* Aim of the exercise *
Go through the listing and copy every line word for word.

*-*-*

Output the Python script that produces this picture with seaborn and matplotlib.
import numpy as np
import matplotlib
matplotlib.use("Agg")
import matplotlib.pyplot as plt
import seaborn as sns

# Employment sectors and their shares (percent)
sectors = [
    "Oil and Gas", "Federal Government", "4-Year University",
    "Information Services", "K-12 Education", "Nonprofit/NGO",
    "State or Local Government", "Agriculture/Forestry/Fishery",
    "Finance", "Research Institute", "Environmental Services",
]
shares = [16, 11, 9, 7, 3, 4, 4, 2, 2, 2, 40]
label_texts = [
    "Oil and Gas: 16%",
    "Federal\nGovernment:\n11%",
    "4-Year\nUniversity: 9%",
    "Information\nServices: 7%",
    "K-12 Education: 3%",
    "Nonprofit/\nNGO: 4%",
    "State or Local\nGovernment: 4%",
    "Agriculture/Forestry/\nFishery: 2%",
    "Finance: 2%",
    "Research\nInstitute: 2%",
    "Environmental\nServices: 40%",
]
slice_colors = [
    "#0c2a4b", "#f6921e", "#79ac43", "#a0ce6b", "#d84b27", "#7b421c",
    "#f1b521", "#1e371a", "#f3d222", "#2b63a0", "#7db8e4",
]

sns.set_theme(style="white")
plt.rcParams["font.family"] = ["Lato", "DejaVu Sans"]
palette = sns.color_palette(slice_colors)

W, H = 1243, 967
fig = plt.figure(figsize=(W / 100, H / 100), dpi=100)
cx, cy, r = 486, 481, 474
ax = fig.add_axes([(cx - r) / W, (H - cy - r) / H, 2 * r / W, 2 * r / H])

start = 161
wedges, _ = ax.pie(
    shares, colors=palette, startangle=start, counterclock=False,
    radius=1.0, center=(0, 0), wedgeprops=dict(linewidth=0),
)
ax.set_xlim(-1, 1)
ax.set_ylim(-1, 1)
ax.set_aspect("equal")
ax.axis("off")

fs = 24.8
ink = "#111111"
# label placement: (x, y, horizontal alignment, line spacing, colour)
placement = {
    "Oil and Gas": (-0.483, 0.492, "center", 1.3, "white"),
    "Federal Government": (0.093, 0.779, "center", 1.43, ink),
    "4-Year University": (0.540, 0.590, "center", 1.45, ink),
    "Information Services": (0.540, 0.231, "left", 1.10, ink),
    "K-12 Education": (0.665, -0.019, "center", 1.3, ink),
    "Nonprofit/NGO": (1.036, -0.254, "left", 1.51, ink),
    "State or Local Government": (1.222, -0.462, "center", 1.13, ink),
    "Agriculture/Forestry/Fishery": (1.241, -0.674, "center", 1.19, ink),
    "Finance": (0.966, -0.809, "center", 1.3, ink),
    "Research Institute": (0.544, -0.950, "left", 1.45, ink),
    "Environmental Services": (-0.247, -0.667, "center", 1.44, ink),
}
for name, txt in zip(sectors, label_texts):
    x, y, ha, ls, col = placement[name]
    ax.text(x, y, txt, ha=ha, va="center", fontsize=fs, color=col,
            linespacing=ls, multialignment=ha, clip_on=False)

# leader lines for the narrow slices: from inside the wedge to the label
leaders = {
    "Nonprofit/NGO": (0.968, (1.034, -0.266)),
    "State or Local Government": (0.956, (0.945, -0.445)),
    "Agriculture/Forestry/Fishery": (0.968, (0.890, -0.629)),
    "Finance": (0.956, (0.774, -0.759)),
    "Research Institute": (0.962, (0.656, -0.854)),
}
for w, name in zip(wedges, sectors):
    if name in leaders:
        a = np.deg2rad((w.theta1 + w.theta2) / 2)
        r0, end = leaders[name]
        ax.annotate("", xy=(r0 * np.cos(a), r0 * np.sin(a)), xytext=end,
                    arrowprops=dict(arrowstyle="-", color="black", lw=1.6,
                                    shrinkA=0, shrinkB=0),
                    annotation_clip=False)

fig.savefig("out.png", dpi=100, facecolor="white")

*-*-*

* Result *
Output the Python script that produces this picture with seaborn and matplotlib.
import numpy as np
import matplotlib
matplotlib.use("Agg")
import matplotlib.pyplot as plt
import seaborn as sns

# Employment sectors and their shares (percent)
sectors = [
    "Oil and Gas", "Federal Government", "4-Year University",
    "Information Services", "K-12 Education", "Nonprofit/NGO",
    "State or Local Government", "Agriculture/Forestry/Fishery",
    "Finance", "Research Institute", "Environmental Services",
]
shares = [16, 11, 9, 7, 3, 4, 4, 2, 2, 2, 40]
label_texts = [
    "Oil and Gas: 16%",
    "Federal\nGovernment:\n11%",
    "4-Year\nUniversity: 9%",
    "Information\nServices: 7%",
    "K-12 Education: 3%",
    "Nonprofit/\nNGO: 4%",
    "State or Local\nGovernment: 4%",
    "Agriculture/Forestry/\nFishery: 2%",
    "Finance: 2%",
    "Research\nInstitute: 2%",
    "Environmental\nServices: 40%",
]
slice_colors = [
    "#0c2a4b", "#f6921e", "#79ac43", "#a0ce6b", "#d84b27", "#7b421c",
    "#f1b521", "#1e371a", "#f3d222", "#2b63a0", "#7db8e4",
]

sns.set_theme(style="white")
plt.rcParams["font.family"] = ["Lato", "DejaVu Sans"]
palette = sns.color_palette(slice_colors)

W, H = 1243, 967
fig = plt.figure(figsize=(W / 100, H / 100), dpi=100)
cx, cy, r = 486, 481, 474
ax = fig.add_axes([(cx - r) / W, (H - cy - r) / H, 2 * r / W, 2 * r / H])

start = 161
wedges, _ = ax.pie(
    shares, colors=palette, startangle=start, counterclock=False,
    radius=1.0, center=(0, 0), wedgeprops=dict(linewidth=0),
)
ax.set_xlim(-1, 1)
ax.set_ylim(-1, 1)
ax.set_aspect("equal")
ax.axis("off")

fs = 24.8
ink = "#111111"
# label placement: (x, y, horizontal alignment, line spacing, colour)
placement = {
    "Oil and Gas": (-0.483, 0.492, "center", 1.3, "white"),
    "Federal Government": (0.093, 0.779, "center", 1.43, ink),
    "4-Year University": (0.540, 0.590, "center", 1.45, ink),
    "Information Services": (0.540, 0.231, "left", 1.10, ink),
    "K-12 Education": (0.665, -0.019, "center", 1.3, ink),
    "Nonprofit/NGO": (1.036, -0.254, "left", 1.51, ink),
    "State or Local Government": (1.222, -0.462, "center", 1.13, ink),
    "Agriculture/Forestry/Fishery": (1.241, -0.674, "center", 1.19, ink),
    "Finance": (0.966, -0.809, "center", 1.3, ink),
    "Research Institute": (0.544, -0.950, "left", 1.45, ink),
    "Environmental Services": (-0.247, -0.667, "center", 1.44, ink),
}
for name, txt in zip(sectors, label_texts):
    x, y, ha, ls, col = placement[name]
    ax.text(x, y, txt, ha=ha, va="center", fontsize=fs, color=col,
            linespacing=ls, multialignment=ha, clip_on=False)

# leader lines for the narrow slices: from inside the wedge to the label
leaders = {
    "Nonprofit/NGO": (0.968, (1.034, -0.266)),
    "State or Local Government": (0.956, (0.945, -0.445)),
    "Agriculture/Forestry/Fishery": (0.968, (0.890, -0.629)),
    "Finance": (0.956, (0.774, -0.759)),
    "Research Institute": (0.962, (0.656, -0.854)),
}
for w, name in zip(wedges, sectors):
    if name in leaders:
        a = np.deg2rad((w.theta1 + w.theta2) / 2)
        r0, end = leaders[name]
        ax.annotate("", xy=(r0 * np.cos(a), r0 * np.sin(a)), xytext=end,
                    arrowprops=dict(arrowstyle="-", color="black", lw=1.6,
                                    shrinkA=0, shrinkB=0),
                    annotation_clip=False)

fig.savefig("out.png", dpi=100, facecolor="white")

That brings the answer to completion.